== Problem details ==
Retype only what runs from the beginning of the data through the line with "0.024, 0.108, 0.08]"; please omit the pictures and keep every line exact.
Source data start
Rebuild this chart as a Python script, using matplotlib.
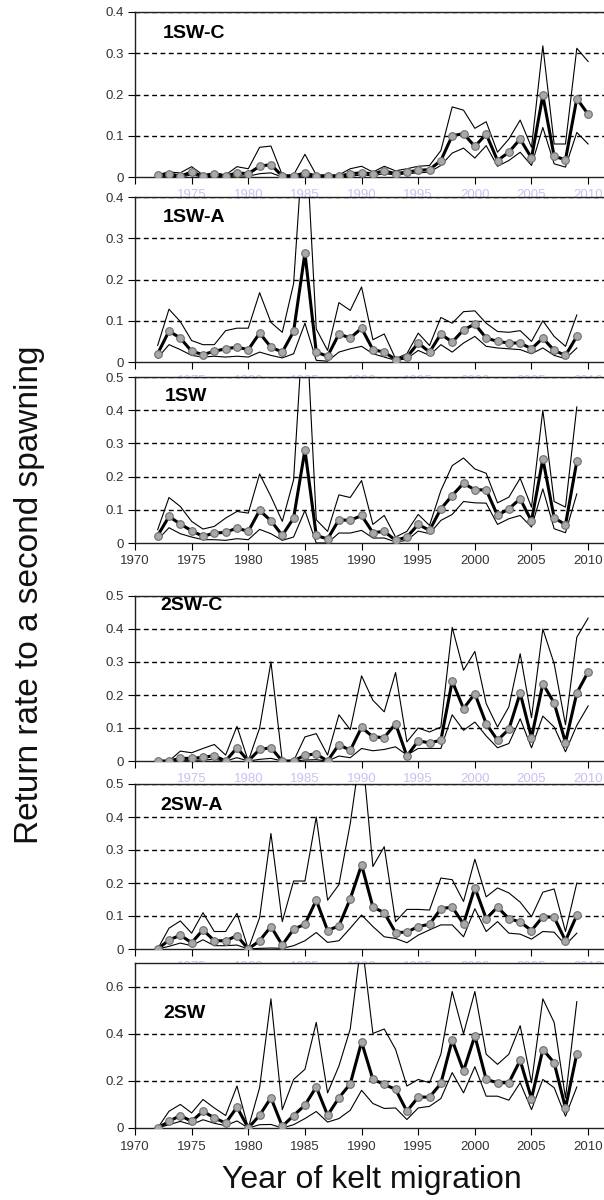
import numpy as np
import matplotlib
matplotlib.use('Agg')
import matplotlib.pyplot as plt

plt.rcParams['font.family'] = ['Liberation Sans', 'DejaVu Sans']

years = list(range(1972, 2011))

# 1SW-C
c1_mean = [0.004, 0.008, 0.002, 0.012, 0.002, 0.008, 0.002, 0.01, 0.008, 0.026, 0.03, 0.002, 0.002, 0.01, 0.002, 0.002, 0.002, 0.008,
           0.01, 0.008, 0.015, 0.008, 0.012, 0.016, 0.018, 0.04, 0.1, 0.105, 0.074, 0.104, 0.04, 0.06, 0.092, 0.046, 0.198, 0.05, 0.042, 0.19, 0.152]
c1_up = [0.006, 0.012, 0.01, 0.025, 0.005, 0.01, 0.005, 0.025, 0.02, 0.072, 0.075, 0.005, 0.005, 0.055, 0.005, 0.005, 0.005, 0.02,
         0.026, 0.012, 0.026, 0.015, 0.02, 0.026, 0.028, 0.064, 0.17, 0.162, 0.118, 0.134, 0.06, 0.092, 0.138, 0.072, 0.318, 0.08, 0.08, 0.312, 0.28]
c1_lo = [0.001, 0.002, 0.0, 0.005, 0.0, 0.002, 0.0, 0.003, 0.002, 0.008, 0.01, 0.0, 0.0, 0.003, 0.0, 0.0, 0.0, 0.002,
         0.005, 0.003, 0.008, 0.005, 0.008, 0.01, 0.012, 0.028, 0.058, 0.07, 0.046, 0.076, 0.026, 0.04, 0.06, 0.028, 0.12, 0.032, 0.024, 0.108, 0.08]

# 1SW-A
a1_mean = [0.02, 0.075, 0.058, 0.026, 0.018, 0.026, 0.032, 0.036, 0.03, 0.07, 0.036, 0.024, 0.074, 0.264, 0.024, 0.014, 0.068, 0.058,
           0.082, 0.03, 0.024, 0.006, 0.012, 0.046, 0.024, 0.068, 0.048, 0.078, 0.092, 0.058, 0.05, 0.046, 0.046, 0.032, 0.058, 0.028, 0.016, 0.062]
a1_up = [0.04, 0.128, 0.098, 0.052, 0.042, 0.042, 0.076, 0.082, 0.082, 0.168, 0.096, 0.072, 0.19, 0.6, 0.08, 0.028, 0.144, 0.125,
         0.182, 0.054, 0.068, 0.008, 0.02, 0.07, 0.04, 0.108, 0.094, 0.122, 0.124, 0.094, 0.074, 0.072, 0.076, 0.05, 0.1, 0.062, 0.038, 0.114]
a1_lo = [0.01, 0.042, 0.03, 0.016, 0.012, 0.014, 0.012, 0.014, 0.012, 0.024, 0.016, 0.01, 0.02, 0.094, 0.004, 0.002, 0.024, 0.032,
         0.038, 0.02, 0.012, 0.004, 0.008, 0.028, 0.016, 0.042, 0.024, 0.046, 0.062, 0.038, 0.034, 0.032, 0.03, 0.02, 0.034, 0.016, 0.008, 0.034]

# 1SW
s1_mean = [0.022, 0.08, 0.057, 0.037, 0.02, 0.03, 0.032, 0.045, 0.035, 0.098, 0.067, 0.023, 0.075, 0.28, 0.023, 0.012, 0.07, 0.068,
           0.083, 0.031, 0.035, 0.008, 0.018, 0.056, 0.038, 0.103, 0.143, 0.18, 0.16, 0.16, 0.083, 0.103, 0.133, 0.066, 0.253, 0.076, 0.055, 0.246]
s1_up = [0.04, 0.137, 0.11, 0.065, 0.042, 0.05, 0.075, 0.095, 0.09, 0.208, 0.14, 0.065, 0.19, 0.75, 0.07, 0.035, 0.145, 0.137,
         0.188, 0.056, 0.083, 0.018, 0.035, 0.086, 0.053, 0.158, 0.233, 0.256, 0.223, 0.21, 0.121, 0.138, 0.195, 0.108, 0.4, 0.125, 0.108, 0.41]
s1_lo = [0.01, 0.046, 0.028, 0.018, 0.01, 0.01, 0.008, 0.013, 0.01, 0.041, 0.028, 0.008, 0.018, 0.098, 0.0, 0.0, 0.03, 0.03,
         0.038, 0.015, 0.015, 0.003, 0.008, 0.036, 0.028, 0.068, 0.086, 0.125, 0.121, 0.12, 0.056, 0.073, 0.083, 0.048, 0.163, 0.043, 0.031, 0.148]

# 2SW-C
c2_mean = [0, 0, 0.008, 0.008, 0.011, 0.016, 0, 0.04, 0, 0.035, 0.04, 0, 0, 0.018, 0.021, 0, 0.05, 0.032,
           0.102, 0.073, 0.071, 0.113, 0.015, 0.061, 0.055, 0.063, 0.242, 0.159, 0.204, 0.113, 0.063, 0.096, 0.206, 0.071, 0.234, 0.176, 0.056, 0.206, 0.27]
c2_up = [0, 0, 0.03, 0.025, 0.038, 0.05, 0.018, 0.105, 0, 0.1, 0.3, 0, 0, 0.073, 0.083, 0.018, 0.14, 0.095,
         0.258, 0.184, 0.149, 0.268, 0.058, 0.1, 0.088, 0.103, 0.405, 0.275, 0.332, 0.174, 0.103, 0.164, 0.325, 0.131, 0.4, 0.295, 0.11, 0.375, 0.433]
c2_lo = [0, 0, 0.002, 0.002, 0.003, 0.005, 0, 0.01, 0, 0.005, 0.008, 0, 0, 0.003, 0.004, 0, 0.015, 0.01,
         0.038, 0.031, 0.035, 0.043, 0.018, 0.038, 0.038, 0.038, 0.14, 0.093, 0.118, 0.076, 0.04, 0.053, 0.128, 0.04, 0.136, 0.103, 0.028, 0.108, 0.167]

# 2SW-A
a2_mean = [0, 0.027, 0.042, 0.019, 0.058, 0.025, 0.025, 0.04, 0, 0.025, 0.068, 0.012, 0.06, 0.075, 0.148, 0.056, 0.07, 0.152,
           0.255, 0.127, 0.11, 0.05, 0.051, 0.068, 0.075, 0.122, 0.127, 0.076, 0.186, 0.092, 0.127, 0.092, 0.082, 0.056, 0.098, 0.096, 0.025, 0.102]
a2_up = [0, 0.063, 0.085, 0.048, 0.11, 0.053, 0.053, 0.108, 0, 0.095, 0.35, 0.083, 0.206, 0.206, 0.4, 0.148, 0.195, 0.38,
         0.62, 0.25, 0.31, 0.083, 0.12, 0.12, 0.118, 0.215, 0.21, 0.144, 0.272, 0.158, 0.185, 0.17, 0.142, 0.098, 0.172, 0.182, 0.053, 0.2]
a2_lo = [0, 0.008, 0.018, 0.01, 0.028, 0.01, 0.01, 0.012, 0, 0.002, 0.003, 0.002, 0.01, 0.025, 0.05, 0.02, 0.025, 0.063,
         0.103, 0.068, 0.037, 0.032, 0.019, 0.042, 0.058, 0.073, 0.073, 0.037, 0.122, 0.053, 0.083, 0.048, 0.045, 0.03, 0.053, 0.051, 0.012, 0.048]

# 2SW
s2_mean = [0, 0.028, 0.053, 0.028, 0.071, 0.043, 0.021, 0.088, 0, 0.054, 0.128, 0.007, 0.053, 0.097, 0.174, 0.054, 0.128, 0.187,
           0.365, 0.206, 0.185, 0.164, 0.071, 0.131, 0.131, 0.189, 0.373, 0.242, 0.391, 0.206, 0.192, 0.192, 0.287, 0.125, 0.333, 0.277, 0.085, 0.315]
s2_up = [0, 0.071, 0.1, 0.064, 0.121, 0.085, 0.053, 0.178, 0, 0.171, 0.548, 0.078, 0.206, 0.249, 0.448, 0.149, 0.263, 0.42,
         0.8, 0.401, 0.42, 0.334, 0.178, 0.206, 0.192, 0.313, 0.579, 0.4, 0.579, 0.313, 0.27, 0.313, 0.434, 0.192, 0.548, 0.448, 0.128, 0.536]
s2_lo = [0, 0.014, 0.028, 0.014, 0.035, 0.02, 0.01, 0.03, 0, 0.014, 0.015, 0, 0.014, 0.04, 0.07, 0.025, 0.04, 0.075,
         0.16, 0.104, 0.083, 0.085, 0.036, 0.085, 0.092, 0.125, 0.235, 0.149, 0.26, 0.135, 0.135, 0.118, 0.192, 0.078, 0.206, 0.171, 0.05, 0.174]

panels = [
    ('1SW-C', c1_mean, c1_up, c1_lo, 0.4, [0, 0.1, 0.2, 0.3, 0.4]),
    ('1SW-A', a1_mean, a1_up, a1_lo, 0.4, [0, 0.1, 0.2, 0.3, 0.4]),
    ('1SW', s1_mean, s1_up, s1_lo, 0.5, [0, 0.1, 0.2, 0.3, 0.4, 0.5]),
    ('2SW-C', c2_mean, c2_up, c2_lo, 0.5, [0, 0.1, 0.2, 0.3, 0.4, 0.5]),
    ('2SW-A', a2_mean, a2_up, a2_lo, 0.5, [0, 0.1, 0.2, 0.3, 0.4, 0.5]),
    ('2SW', s2_mean, s2_up, s2_lo, 0.7, [0, 0.2, 0.4, 0.6]),
]
xticks = [1970, 1975, 1980, 1985, 1990, 1995, 2000, 2005, 2010]

W, H = 604, 1200
# panel top / bottom in pixels, title position in pixels
boxes = [(12, 177), (197, 362), (377, 543), (596, 761), (784, 949), (963, 1128)]
title_pos = [(163, 33), (163, 218), (165, 396), (160, 605), (160, 805), (163, 1013)]
real_labels = [False, False, True, False, False, True]


def main():
    fig = plt.figure(figsize=(W / 100, H / 100), dpi=100)
    left = 135 / W
    for i, (name, mean, up, lo, top, yt) in enumerate(panels):
        t, b = boxes[i]
        ax = fig.add_axes([left, 1 - b / H, 1 - left, (b - t) / H])
        x = years[:len(mean)]
        ax.plot(x, up, color='black', lw=0.8, zorder=3)
        ax.plot(x, lo, color='black', lw=0.8, zorder=3)
        ax.plot(x, mean, color='black', lw=2.2, marker='o', ms=5.5,
                mfc='#a8a8a8', mec='#6e6e6e', mew=0.8, zorder=4)
        ax.set_xlim(1970, 2011.4)
        ax.set_ylim(0, top)
        ax.set_yticks(yt)
        ax.set_yticklabels(['0' if v == 0 else f'{v:g}' for v in yt])
        ax.set_xticks(xticks)
        for v in yt[1:]:
            ax.axhline(v, color='black', lw=1.0, ls=(0, (3.5, 2.5)), zorder=1)
        ax.spines['right'].set_visible(False)
        for s in ['left', 'top', 'bottom']:
            ax.spines[s].set_linewidth(1.0)
            ax.spines[s].set_color('#202020')
        ax.tick_params(axis='y', direction='out', length=5, labelsize=9.5,
                       labelcolor='#333333', pad=3)
        if real_labels[i]:
            ax.tick_params(axis='x', direction='out', length=5, labelsize=9.5,
                           labelcolor='#333333', pad=4)
        else:
            # faint leftover labels, as in the source figure
            ax.set_xticklabels([''] + [str(v) for v in xticks[1:]])
            ax.tick_params(axis='x', direction='out', length=5, labelsize=9.5,
                           labelcolor='#cdbff0', pad=4)
        tx, ty = title_pos[i]
        fig.text(tx / W, 1 - ty / H, name, fontsize=14, fontweight='bold',
                 va='center', ha='left')

    fig.text(30 / W, 1 - 595 / H, 'Return rate to a second spawning',
             rotation=90, fontsize=24, va='center', ha='center', color='#111111')
    fig.text(372 / W, 1 - 1180 / H, 'Year of kelt migration',
             fontsize=23, va='center', ha='center', color='#111111')

    plt.savefig('out.png', dpi=100)
    plt.close()


if __name__ == "__main__":
    main()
Source data end
== Exercise output ==
Rebuild this chart as a Python script, using matplotlib.
import numpy as np
import matplotlib
matplotlib.use('Agg')
import matplotlib.pyplot as plt

plt.rcParams['font.family'] = ['Liberation Sans', 'DejaVu Sans']

years = list(range(1972, 2011))

# 1SW-C
c1_mean = [0.004, 0.008, 0.002, 0.012, 0.002, 0.008, 0.002, 0.01, 0.008, 0.026, 0.03, 0.002, 0.002, 0.01, 0.002, 0.002, 0.002, 0.008,
           0.01, 0.008, 0.015, 0.008, 0.012, 0.016, 0.018, 0.04, 0.1, 0.105, 0.074, 0.104, 0.04, 0.06, 0.092, 0.046, 0.198, 0.05, 0.042, 0.19, 0.152]
c1_up = [0.006, 0.012, 0.01, 0.025, 0.005, 0.01, 0.005, 0.025, 0.02, 0.072, 0.075, 0.005, 0.005, 0.055, 0.005, 0.005, 0.005, 0.02,
         0.026, 0.012, 0.026, 0.015, 0.02, 0.026, 0.028, 0.064, 0.17, 0.162, 0.118, 0.134, 0.06, 0.092, 0.138, 0.072, 0.318, 0.08, 0.08, 0.312, 0.28]
c1_lo = [0.001, 0.002, 0.0, 0.005, 0.0, 0.002, 0.0, 0.003, 0.002, 0.008, 0.01, 0.0, 0.0, 0.003, 0.0, 0.0, 0.0, 0.002,
         0.005, 0.003, 0.008, 0.005, 0.008, 0.01, 0.012, 0.028, 0.058, 0.07, 0.046, 0.076, 0.026, 0.04, 0.06, 0.028, 0.12, 0.032, 0.024, 0.108, 0.08]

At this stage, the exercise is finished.